Considering previous case law of the European Court of Justice (ECJ), the court discussed the cases of United Kingdom v Council of the European Union (Case C-84/94) [1997] ICR 443 and Stringer v Revenue and Customs Commissioner (Case C-520/06) [2009] ICR 932. Noting that the decisions were relevant to different contexts than the point at issue, namely the definition of paid annual leave, the court determined to refer the questions outlined below to the ECJ:
“(i) Under (a) articles 7 of Council Directives 93/104/EC and 2003/88/EC and (b) clause 3 of the European Agreement annexed to the Council Directive 2000/79/EC: (1) to what, if any, extent does European law define or lay down any requirements as to the nature and/or level of the payments required to be made in respect of periods of paid annual leave; and (2) to what, if any, extent may Member States determine how such payments are to be calculated?

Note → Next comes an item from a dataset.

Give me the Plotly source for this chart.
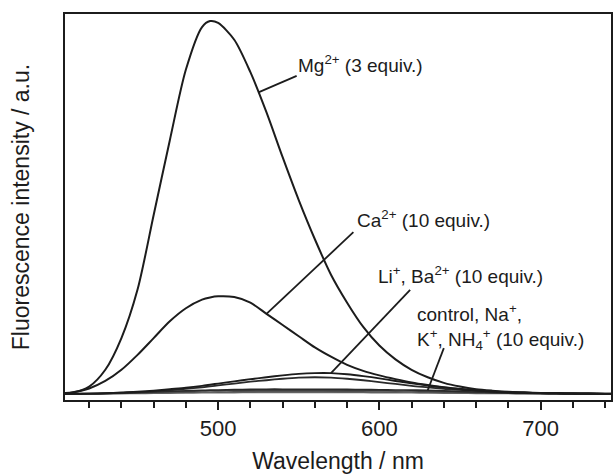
import plotly.graph_objects as go

# Emission wavelength grid (nm)
wavelength = [400, 410, 420, 430, 440, 450, 460, 470, 480, 490, 495, 500, 510, 520, 530,
              540, 550, 560, 570, 580, 590, 600, 610, 620, 630, 640, 650, 660, 670,
              680, 690, 700, 710, 720, 730, 740, 750]

# Fluorescence intensity (a.u.) for each added cation
mg = [0.1, 0.4, 2.0, 6.5, 15, 28, 48, 68, 87, 98.4, 100, 99.5, 95, 86.3, 75.5,
      63.5, 52, 41.5, 32, 24.5, 18, 13, 9.3, 6.5, 4.5, 3.0, 2.0, 1.3, 0.9,
      0.6, 0.45, 0.3, 0.25, 0.2, 0.15, 0.1, 0.1]
ca = [0.1, 0.5, 1.5, 3.5, 6.5, 10.5, 15, 19.5, 23, 25.3, 25.9, 26.2, 26, 24.5, 21.5,
      18.5, 15.5, 12.5, 10, 7.8, 6.2, 5.0, 4.0, 3.1, 2.4, 1.8, 1.3, 1.0, 0.7,
      0.5, 0.35, 0.25, 0.2, 0.15, 0.12, 0.1, 0.1]
li = [0.0, 0.05, 0.1, 0.2, 0.4, 0.6, 0.9, 1.3, 1.7, 2.2, 2.5, 2.8, 3.4, 4.0, 4.5,
      5.0, 5.4, 5.6, 5.6, 5.3, 4.8, 4.2, 3.5, 2.9, 2.3, 1.8, 1.4, 1.0, 0.7,
      0.5, 0.35, 0.25, 0.18, 0.1, 0.08, 0.05, 0.05]
ba = [0.0, 0.05, 0.1, 0.15, 0.3, 0.5, 0.7, 1.0, 1.4, 1.8, 2.05, 2.3, 2.8, 3.3, 3.7,
      4.1, 4.4, 4.5, 4.4, 4.1, 3.7, 3.2, 2.7, 2.2, 1.8, 1.4, 1.1, 0.8, 0.6,
      0.4, 0.3, 0.2, 0.15, 0.1, 0.07, 0.05, 0.05]
control = [0.0, 0.05, 0.1, 0.2, 0.3, 0.45, 0.6, 0.75, 0.9, 1.0, 1.05, 1.1, 1.2, 1.25, 1.3,
           1.3, 1.3, 1.3, 1.28, 1.25, 1.2, 1.15, 1.1, 1.05, 1.0, 0.85, 0.7, 0.55, 0.42,
           0.32, 0.25, 0.2, 0.15, 0.12, 0.1, 0.08, 0.08]
na = [0.0, 0.04, 0.08, 0.15, 0.25, 0.35, 0.5, 0.6, 0.7, 0.8, 0.85, 0.9, 0.95, 1.0, 1.0,
      1.0, 1.0, 1.0, 0.98, 0.95, 0.92, 0.88, 0.84, 0.8, 0.75, 0.65, 0.55, 0.43, 0.33,
      0.25, 0.2, 0.15, 0.12, 0.1, 0.08, 0.06, 0.06]
k = [0.0, 0.03, 0.06, 0.1, 0.15, 0.22, 0.3, 0.38, 0.45, 0.5, 0.52, 0.55, 0.6, 0.62, 0.65,
     0.65, 0.65, 0.65, 0.64, 0.62, 0.6, 0.57, 0.54, 0.5, 0.46, 0.4, 0.34, 0.28, 0.22,
     0.17, 0.13, 0.1, 0.08, 0.06, 0.05, 0.04, 0.04]
nh4 = [0.0, 0.02, 0.04, 0.06, 0.1, 0.14, 0.18, 0.22, 0.26, 0.3, 0.31, 0.33, 0.36, 0.38, 0.4,
       0.4, 0.4, 0.4, 0.4, 0.39, 0.37, 0.35, 0.33, 0.3, 0.27, 0.23, 0.2, 0.16, 0.13,
       0.1, 0.08, 0.06, 0.05, 0.04, 0.03, 0.03, 0.03]

FONT = "Liberation Sans, Arial, sans-serif"
INK = "#1c1c1c"


def at(series, wl):
    """Value of a series at a grid wavelength."""
    return series[wavelength.index(wl)]


fig = go.Figure()

# faint baseline-level spectra first, prominent ones on top
for ys, col, w in [(nh4, "#6a6a6a", 1.4), (k, "#555555", 1.4), (na, "#404040", 1.5),
                   (control, "#2a2a2a", 1.6), (ba, "#2a2a2a", 1.8), (li, INK, 1.9),
                   (ca, INK, 2.0), (mg, INK, 2.0)]:
    fig.add_trace(go.Scatter(x=wavelength, y=ys, mode="lines",
                             line=dict(color=col, width=w, shape="spline", smoothing=0.8),
                             showlegend=False, hoverinfo="skip"))

# label text: (text, x, y) with leader line tail (x, y) and the curve point it marks
labels = [
    ("Mg<sup>2+</sup> (3 equiv.)", 548.0, 88.4, (548.7, 85.3), (525, (at(mg, 520) + at(mg, 530)) / 2)),
    ("Ca<sup>2+</sup> (10 equiv.)", 585.0, 46.8, (583.9, 43.4), (530, at(ca, 530))),
    ("Li<sup>+</sup>, Ba<sup>2+</sup> (10 equiv.)", 598.0, 31.9, (619.1, 27.9), (570, at(li, 570))),
    ("control, Na<sup>+</sup>,<br>K<sup>+</sup>, NH<sub>4</sub><sup>+</sup> (10 equiv.)",
     622.0, 18.0, (640.0, 12.3), (630, at(control, 630))),
]

for text, tx, ty, tail, head in labels:
    fig.add_annotation(x=tx, y=ty, text=text, showarrow=False, xanchor="left",
                       yanchor="middle", align="left",
                       font=dict(family=FONT, size=19, color=INK))
    fig.add_shape(type="line", x0=tail[0], y0=tail[1], x1=head[0], y1=head[1],
                  xref="x", yref="y", line=dict(color=INK, width=1.8))

fig.update_xaxes(
    range=[405, 743.7], showgrid=False, zeroline=False,
    showline=True, linecolor=INK, linewidth=2, mirror=True,
    tickmode="array", tickvals=[500, 600, 700], ticks="outside", ticklen=8,
    tickwidth=1.5, tickcolor=INK,
    minor=dict(tickvals=[420, 440, 460, 480, 520, 540, 560, 580, 620, 640, 660,
                         680, 720, 740],
               ticks="outside", ticklen=6, tickwidth=1.5, tickcolor=INK),
    tickfont=dict(family=FONT, size=22, color=INK),
    title=dict(text="Wavelength / nm", font=dict(family=FONT, size=23, color=INK),
               standoff=12),
)
fig.update_yaxes(
    range=[-1.6, 101.9], showgrid=False, zeroline=False,
    showline=True, linecolor=INK, linewidth=2, mirror=True,
    showticklabels=False, ticks="",
    title=dict(text="Fluorescence intensity / a.u.",
               font=dict(family=FONT, size=23, color=INK), standoff=27),
)

fig.update_layout(
    width=615, height=475,
    margin=dict(l=65, r=2, t=14, b=75),
    paper_bgcolor="white", plot_bgcolor="white",
)

fig.write_html("out.html")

(ii) In particular, is it sufficient that, under national law and/or practice and/or under the collective agreements and/or contractual arrangements negotiated between employers and workers, the payment made enables and encourages the worker to take and to enjoy, in the fullest sense of these words, his or her annual leave; and does not involve any sensible risk that the worker will not do so?
(iii) Or is it required that the pay should either (a) correspond precisely with or (b) be broadly comparable to the worker's "normal" pay?
Further, in the event of an affirmative answer to question (iii)(a) or (b):
(iv) Is the relevant measure or comparison (a) pay that the worker would have earned during the particular leave period if he or she had been working, instead of on leave, or (b) pay which he or she was earning during some other, and if so what, period when he or she was working?
(v) How should "normal" or "comparable" pay be assessed in circumstances where (a) a worker's remuneration while working is supplemented if and to the extent that he or she engages in a particular activity; (b) where there is an annual or other limit on the extent to which, or time during which, the worker may engage in that activity, and that limit has been already exceeded or almost exceeded at the time(s) when annual leave is taken, so that the worker would not in fact have been permitted to engage in that activity had he been working, instead of on leave?”